CDU-Fraktionschef Voigt sagte, der Haushalt werde «dem Ernst der Lage nicht gerecht». Das sei ein großer Fehler. Er warf der rot-rot-grünen Landesregierung von Ministerpräsident Bodo Ramelow (Linke) vor, ohne Plan zu regieren. Voigt bekräftigte die Forderung seiner Fraktion nach einem Energiesicherungsfonds, der mit etwa 400 Millionen Euro aus den prognostizierten Steuermehreinnahmen im kommenden Jahr finanziert werden sollte.

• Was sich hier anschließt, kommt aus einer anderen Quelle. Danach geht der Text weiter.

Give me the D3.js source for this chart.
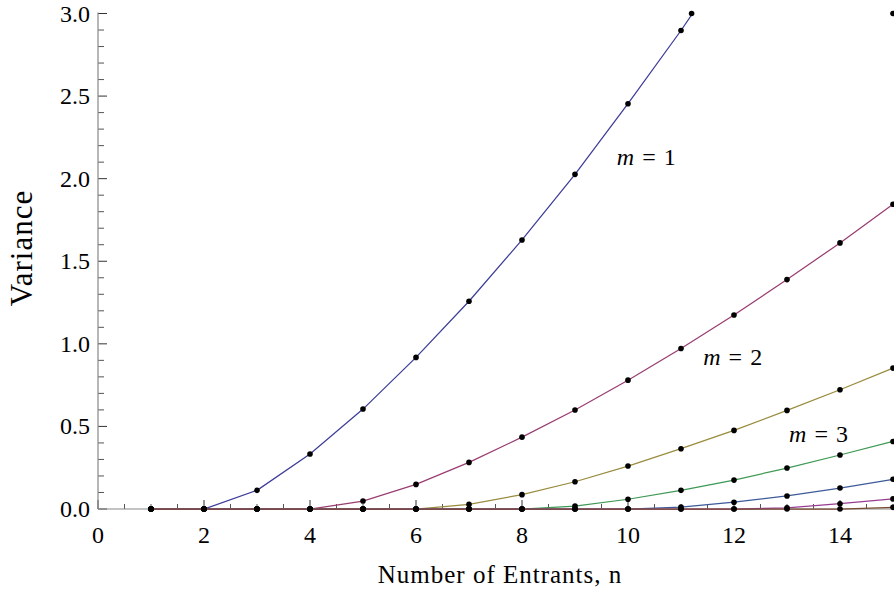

Damit könnte ein Schutzschirm über die Stadtwerke und die mittelständische Wirtschaft gespannt werden.

AfD-Fraktionschef Björn Höcke plädierte für ein eigenes Thüringer Entlastungspaket für Bürger und Wirtschaft. Stattdessen würden einige 100 Millionen Euro versenkt - aus Sicht der AfD für Klimapolitik und Flüchtlingsaufnahme. Höcke lieferte sich einen Wortwechsel mit CDU-Fraktionschef Voigt, dem er Symbolpolitik vorwarf. Der Sprecher der FDP-Gruppe, Thomas Kemmerich, sprach sich ebenso wie die Sprecherin der Bürger für Thüringen, Ute Bergner, dafür aus, nicht mehr Geld auszugeben, als das Land einnehme.